Details
Description
SPARK-18394 introduced a stable ordering in AttributeSet.toSeq using expression IDs (PR-18959) without noticing that AggregateExpression.references used AttributeSet.toSeq as a shortcut (link). The net result is that AggregateExpression.references fails for unresolved aggregate functions.
org.apache.spark.sql.catalyst.expressions.aggregate.AggregateExpression(
org.apache.spark.sql.catalyst.expressions.aggregate.Sum(('x + 'y).expr),
mode = org.apache.spark.sql.catalyst.expressions.aggregate.Complete,
isDistinct = false
).references
fails with
org.apache.spark.sql.catalyst.analysis.UnresolvedException: Invalid call to exprId on unresolved object, tree: 'y at org.apache.spark.sql.catalyst.analysis.UnresolvedAttribute.exprId(unresolved.scala:104) at org.apache.spark.sql.catalyst.expressions.AttributeSet$$anonfun$toSeq$2.apply(AttributeSet.scala:128) at org.apache.spark.sql.catalyst.expressions.AttributeSet$$anonfun$toSeq$2.apply(AttributeSet.scala:128) at scala.math.Ordering$$anon$5.compare(Ordering.scala:122) at java.util.TimSort.countRunAndMakeAscending(TimSort.java:355) at java.util.TimSort.sort(TimSort.java:220) at java.util.Arrays.sort(Arrays.java:1438) at scala.collection.SeqLike$class.sorted(SeqLike.scala:648) at scala.collection.AbstractSeq.sorted(Seq.scala:41) at scala.collection.SeqLike$class.sortBy(SeqLike.scala:623) at scala.collection.AbstractSeq.sortBy(Seq.scala:41) at org.apache.spark.sql.catalyst.expressions.AttributeSet.toSeq(AttributeSet.scala:128) at org.apache.spark.sql.catalyst.expressions.aggregate.AggregateExpression.references(interfaces.scala:201)

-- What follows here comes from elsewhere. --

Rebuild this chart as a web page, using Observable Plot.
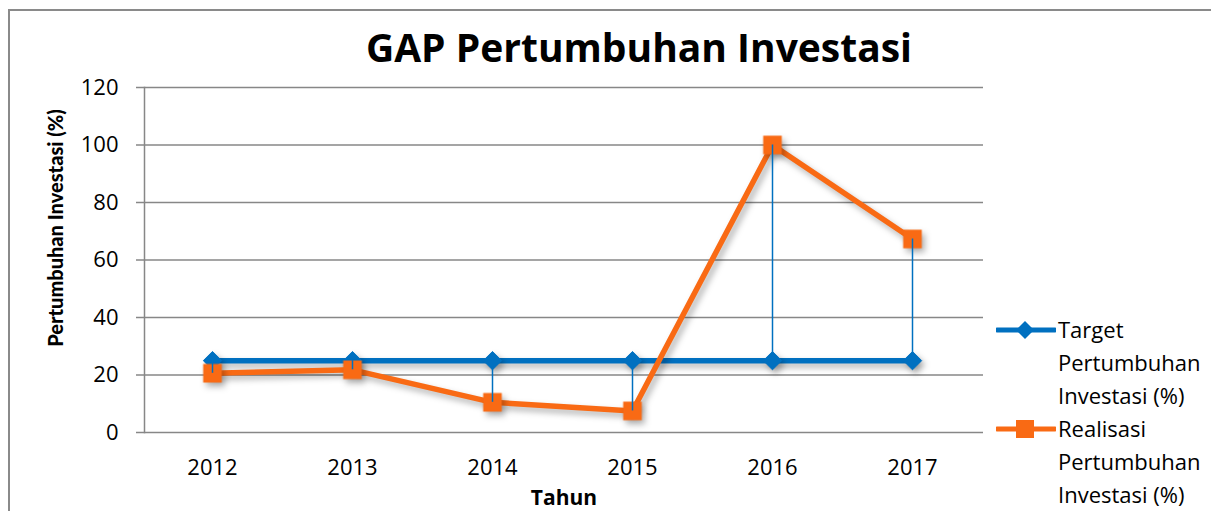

The solution is to avoid calling toSeq as ordering is not important in references and simplify (and speed up) the implementation to something like
mode match { case Partial | Complete => aggregateFunction.references case PartialMerge | Final => AttributeSet(aggregateFunction.aggBufferAttributes) }